La mayoría de los hombres aún no son conscientes de que el objetivo de alcanzar una democracia paritaria no solo depende de una mayor presencia de las mujeres en el espacio público sino también de nuestra incorporación en el privado y de la transformación de los modelos sobre los que hemos construido nuestra masculinidad.

Ello nos obliga de entrada a revisar nuestro papel de padres. Nuestro modelo de referencia, que me temo que aún hoy sigue siendo el dominante, era el padre ausente y autoritario, el restaurador del orden, el que iba y venía mientras que la madre permanecía, el que apenas intuía el significado de la palabra ternura y el que continuamente estaba concentrado en sus labores de proveedor y en el cuidado de su imagen de héroe. El que desde una homofobia más o menos latente no toleraba que su hijo varón fuera sensible y el que posaba orgulloso como padrino cuando acompañaba a su hija al altar.

No es de extrañar que con esa referencia muchos de los que ahora nos hemos convertido en padres estemos algo desorientados y que algunos no dejemos de interrogarnos sobre los dilemas que nos provoca escapar de unos esquemas con los que el patriarcado nos convirtió en seres mutilados y ciegos ante buena parte del caudal que la vida pone delante de nuestras narices.
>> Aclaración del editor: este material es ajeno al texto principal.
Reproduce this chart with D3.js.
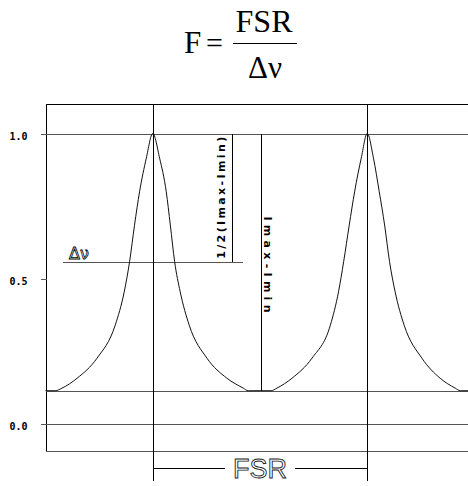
<!DOCTYPE html>
<html>
<head>
<meta charset="utf-8">
<script src="https://cdn.jsdelivr.net/npm/d3@7"></script>
<style>
  body { margin: 0; background: #fff; }
  svg { display: block; }
</style>
</head>
<body>
<svg width="468" height="486"></svg>
<script>
// transmission trace
// x is in units of the free spectral range (peak 1 at 0, peak 2 at 1)
var traceX = [-0.5, -0.455, -0.423, -0.353, -0.260, -0.175, -0.133, -0.108, -0.085, -0.0615, -0.030, 0,
              0.032, 0.063, 0.082, 0.102, 0.128, 0.170, 0.253, 0.346, 0.422, 0.445,
              0.552, 0.579, 0.649, 0.742, 0.828, 0.866, 0.890, 0.916, 0.941, 0.972, 1.0,
              1.029, 1.056, 1.081, 1.104, 1.130, 1.172, 1.255, 1.340, 1.410, 1.434, 1.5];
var traceI = [0.113, 0.113, 0.122, 0.156, 0.225, 0.339, 0.454, 0.558, 0.684, 0.799, 0.915, 1.0,
              0.915, 0.799, 0.684, 0.558, 0.454, 0.339, 0.225, 0.156, 0.122, 0.113,
              0.113, 0.122, 0.156, 0.225, 0.339, 0.454, 0.558, 0.684, 0.799, 0.915, 1.0,
              0.915, 0.799, 0.684, 0.558, 0.454, 0.339, 0.225, 0.156, 0.122, 0.113, 0.113];

var tickValues = [0.0, 0.5, 1.0];
var tickLabels = ["0.0", "0.5", "1.0"];
var peaks = [0, 1];
var Imax = 1.0;
var Imin = 0.113;

var svg = d3.select('svg');

var x = d3.scaleLinear().domain([-0.5, 1.5]).range([45.5, 474.5]);
var y = d3.scaleLinear().domain([0, 1]).range([423.5, 133.5]);

var gridColor = '#555';

function hline(v, x0, x1, color) {
    svg.append('line')
        .attr('x1', x0).attr('x2', x1)
        .attr('y1', Math.round(y(v)) + 0.5).attr('y2', Math.round(y(v)) + 0.5)
        .attr('stroke', color || gridColor)
        .attr('shape-rendering', 'crispEdges');
}
function vline(u, v0, v1, color) {
    svg.append('line')
        .attr('x1', Math.round(x(u)) + 0.5).attr('x2', Math.round(x(u)) + 0.5)
        .attr('y1', y(v0)).attr('y2', y(v1))
        .attr('stroke', color || '#000')
        .attr('shape-rendering', 'crispEdges');
}

// formula
var formula = svg.append('g').attr('font-family', '"Liberation Serif", "Times New Roman", serif').attr('fill', '#000');
formula.append('text').attr('x', 184).attr('y', 53).attr('font-size', 31).text('F');
formula.append('text').attr('x', 206).attr('y', 53).attr('font-size', 30).text('=');
formula.append('text').attr('x', 264).attr('y', 32).attr('font-size', 32).attr('text-anchor', 'middle').text('FSR');
formula.append('text').attr('x', 265).attr('y', 78).attr('font-size', 31).attr('text-anchor', 'middle').text('Δν');
formula.append('line').attr('x1', 233).attr('x2', 297).attr('y1', 43.5).attr('y2', 43.5)
    .attr('stroke', '#000').attr('stroke-width', 1.2);

// frame
var frameTop = 1.102, frameBottom = -0.095;
hline(frameTop, x(-0.5), 468, '#000');
hline(frameBottom, x(-0.5), 468, gridColor);
vline(-0.5, frameTop, frameBottom);

// horizontal reference lines
hline(Imax, x(-0.5), 468);
hline(Imin, x(-0.5), 468);
hline(0, x(-0.5), 468);
var half = (Imax + Imin) / 2;
hline(half, x(-0.417), x(0.423));

// y axis
var yAxis = d3.axisLeft(y)
    .tickValues(tickValues)
    .tickSize(6)
    .tickPadding(13)
    .tickFormat(function (d, i) { return tickLabels[i]; });
var axisG = svg.append('g')
    .attr('transform', 'translate(' + (Math.round(x(-0.5)) + 0.5) + ',0)')
    .call(yAxis);
axisG.select('.domain').remove();
axisG.selectAll('.tick line').attr('stroke', gridColor).attr('shape-rendering', 'crispEdges');
axisG.selectAll('.tick text')
    .attr('font-family', '"DejaVu Sans Mono", monospace')
    .attr('font-size', 10)
    .attr('font-weight', 'bold')
    .attr('dy', '0.62em')
    .attr('fill', '#000');

// peak markers
peaks.forEach(function (p) { vline(p, frameTop, -0.197); });

// annotation lines
vline(0.371, Imax, half);
vline(0.506, Imax, Imin);

// trace
var line = d3.line()
    .x(function (d, i) { return x(traceX[i]); })
    .y(function (d) { return y(d); })
    .curve(d3.curveMonotoneX);
svg.append('path')
    .datum(traceI)
    .attr('d', line)
    .attr('fill', 'none')
    .attr('stroke', '#111')
    .attr('stroke-width', 1);

// labels
svg.append('text')
    .attr('x', x(-0.39)).attr('y', y(half) - 3)
    .attr('font-family', '"DejaVu Sans", sans-serif')
    .attr('font-size', 16)
    .attr('fill', '#fff').attr('stroke', '#000').attr('stroke-width', 0.8)
    .text('Δν');

svg.append('text')
    .attr('transform', 'translate(' + (x(0.371) - 11) + ',' + ((y(Imax) + y(half)) / 2) + ') rotate(-90)')
    .attr('text-anchor', 'middle')
    .attr('dominant-baseline', 'central')
    .attr('font-family', '"DejaVu Sans", sans-serif')
    .attr('font-size', 11)
    .attr('font-weight', 'bold')
    .attr('textLength', 122).attr('lengthAdjust', 'spacing')
    .text('1/2(Imax-Imin)');

svg.append('text')
    .attr('transform', 'translate(' + (x(0.506) + 6) + ',' + 264.5 + ') rotate(90)')
    .attr('text-anchor', 'middle')
    .attr('dominant-baseline', 'central')
    .attr('font-family', '"DejaVu Sans", sans-serif')
    .attr('font-size', 11)
    .attr('font-weight', 'bold')
    .attr('textLength', 96).attr('lengthAdjust', 'spacing')
    .text('Imax-Imin');

// FSR bracket
var bracketV = -0.155;
var fsr = svg.append('text')
    .attr('x', x(0.5)).attr('y', y(bracketV) + 1)
    .attr('text-anchor', 'middle')
    .attr('dominant-baseline', 'central')
    .attr('font-family', '"Liberation Sans", Arial, sans-serif')
    .attr('font-size', 27)
    .attr('fill', '#fff').attr('stroke', '#222').attr('stroke-width', 0.9)
    .text('FSR');
var gap = fsr.node().getComputedTextLength() / 2 + 8;
hline(bracketV, x(0), x(0.5) - gap, '#000');
hline(bracketV, x(0.5) + gap, x(1), '#000');
</script>
</body>
</html>
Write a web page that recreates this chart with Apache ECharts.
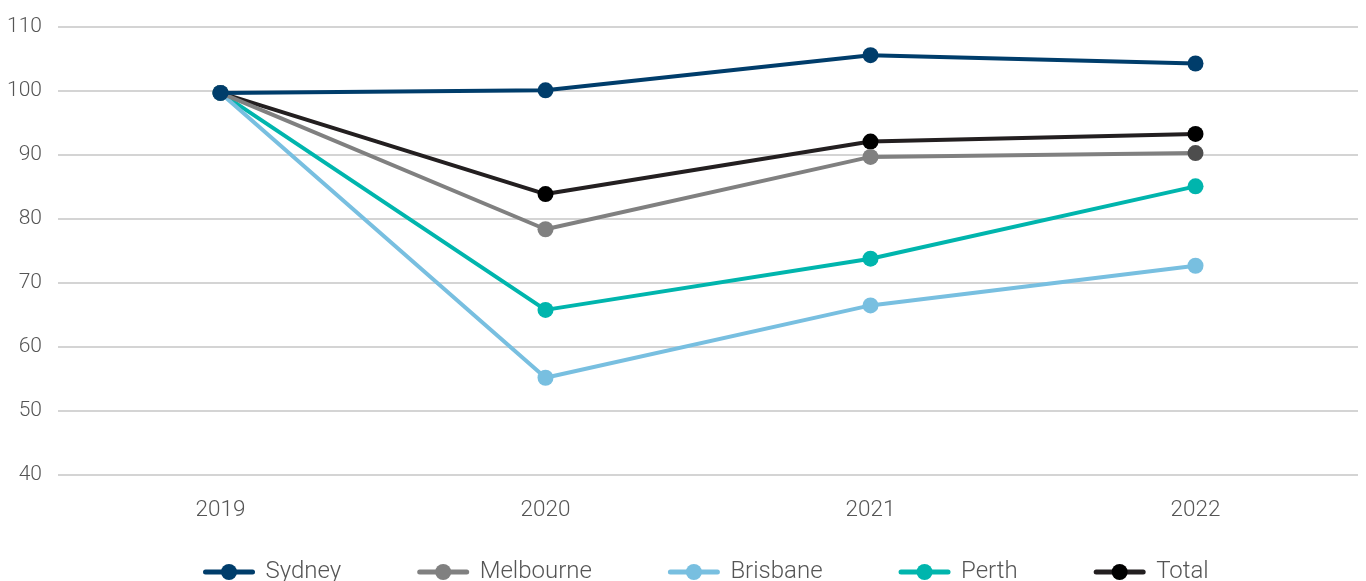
<!DOCTYPE html>
<html>
<head>
<meta charset="utf-8">
<script src="https://cdn.jsdelivr.net/npm/echarts@6/dist/echarts.min.js"></script>
<style>html,body{margin:0;padding:0;background:#fff;}#c{width:1366px;height:581px;}</style>
</head>
<body>
<div id="c"></div>
<script>
const categories = ['2019', '2020', '2021', '2022'];
const yTicks = [40, 50, 60, 70, 80, 90, 100, 110];
const seriesNames = ['Sydney', 'Melbourne', 'Brisbane', 'Perth', 'Total'];
const sydney = [99.7, 100.1, 105.6, 104.3];
const melbourne = [99.7, 78.4, 89.7, 90.3];
const brisbane = [99.7, 55.2, 66.5, 72.7];
const perth = [99.7, 65.8, 73.8, 85.1];
const total = [99.7, 83.9, 92.1, 93.3];

const lineColors = ['#003d6b', '#808080', '#78bfe0', '#00b5ad', '#231f20'];
const markerColors = ['#003d6b', '#808080', '#78bfe0', '#00b5ad', '#000000'];
const values = [sydney, melbourne, brisbane, perth, total];

const font = 'Roboto';
const chart = echarts.init(document.getElementById('c'), null, {renderer: 'canvas'});

const series = values.map((vals, i) => ({
  name: seriesNames[i],
  type: 'line',
  data: vals.map((v, j) => {
    if (i === 1 && j === vals.length - 1) return {value: v, itemStyle: {color: '#4d4d4d'}};
    return v;
  }),
  symbol: 'circle',
  symbolSize: 16,
  lineStyle: {color: lineColors[i], width: 4},
  itemStyle: {color: markerColors[i]},
  z: i === 0 ? 10 : 5 - i + 2,
  animation: false
}));

chart.setOption({
  animation: false,
  grid: {left: 58, right: 8, top: 27, bottom: 106, containLabel: false},
  xAxis: {
    type: 'category',
    data: categories,
    boundaryGap: true,
    axisLine: {show: false},
    axisTick: {show: false},
    axisLabel: {color: '#555', fontSize: 22.5, fontFamily: font, fontWeight: 300, margin: 24}
  },
  yAxis: {
    type: 'value',
    min: yTicks[0],
    max: yTicks[yTicks.length - 1],
    interval: 10,
    axisLine: {show: false},
    axisTick: {show: false},
    axisLabel: {color: '#555', fontSize: 21, fontFamily: font, fontWeight: 300, margin: 16},
    splitLine: {lineStyle: {color: '#d4d4d4', width: 2}}
  },
  legend: {
    data: seriesNames,
    bottom: -8,
    left: 198,
    itemWidth: 47,
    itemHeight: 20,
    itemGap: 76,
    lineStyle: {width: 5, cap: 'round'},
    textStyle: {color: '#555', fontSize: 24, fontFamily: font, fontWeight: 300, padding: [0, 0, 0, 8]}
  },
  series: series
});
</script>
</body>
</html>
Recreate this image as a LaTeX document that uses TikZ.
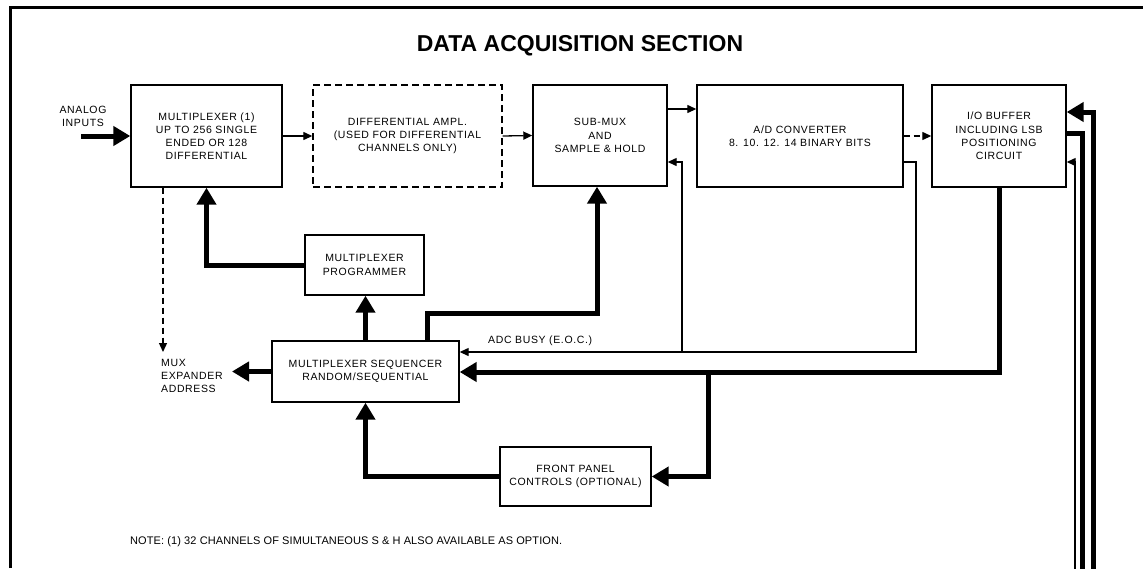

Tengo además la sensación de que estamos resolviendo esos dilemas de la peor manera posible. Y de esa equivocación somos responsables tanto los hombres como las mujeres, incapaces de redefinir el pacto que nos ata como padres y madres y, sobre todo, las cláusulas que atañen a la educación de nuestros hijos. De esta manera, y arropados por la sociedad de la opulencia, hemos desterrado la autoridad en nuestra relación con ellos y hemos olvidado que las libertades se convierten en látigos si no van acompañadas de un sano ejercicio de responsabilidad. Como además somos prisioneros del tiempo que nos exige el éxito profesional, y como aún no hemos sabido recomponer --sobre todo nosotros-- las relaciones entre lo público y lo privado, tratamos de compensar las horas que no estamos con nuestros hijos con mimos exagerados y con un excesivo proteccionismo que no les deja espacio para que corran, se caigan y se hagan heridas. Todo ello acompañado por nuestro afán de que sean los mejores atletas, músicos, bailarinas, tenistas o futbolistas. Esa dinámica competitiva los vuelve cada vez más egoístas al tiempo que crecen sin la noción de límites que tan necesaria es para madurar. Paralelamente los padres y las madres nos consolamos con la coartada perfecta: no podemos frustrarlos, tienen que ser felices.

Creo que en esta equivocada concepción de la paternidad radican buena parte de los males que con tanta ligereza reprochamos al sistema educativo. De poco sirven las leyes o los medios que el Estado invierta en la enseñanza, si de puertas para adentro seguimos engordando monstruitos educados en el egoísmo con el respaldo de unos padres complacientes. Algo que todos alimentamos desde el momento en que los educamos más para "tener" que para "ser" y sobre todo desde que consideramos a sus maestros y maestras no como cómplices sino como enemigos que les enseñan a nuestros hijos valores como la disciplina, la mesura o el valor del esfuerzo. Esos de los que huimos en los hogares porque es más cómodo confundir el cariño con la permisividad. Por eso no nos deberíamos extrañar que cada vez con más frecuencia aparezcan en los medios maestros que han sido agredidos por padres. Es la manifestación extrema de una sociedad que sigue sin reconocer el papel fundamental de los docentes y que aún no ha entendido que la democracia no necesita príncipes sino ciudadanos. Una meta que deberíamos empezar a asumir en el interior de esas habitaciones repletas de juguetes con los que nuestros hijos nunca juegan y en las que en vez de regalarles peces de colores deberíamos enseñarles a pescar.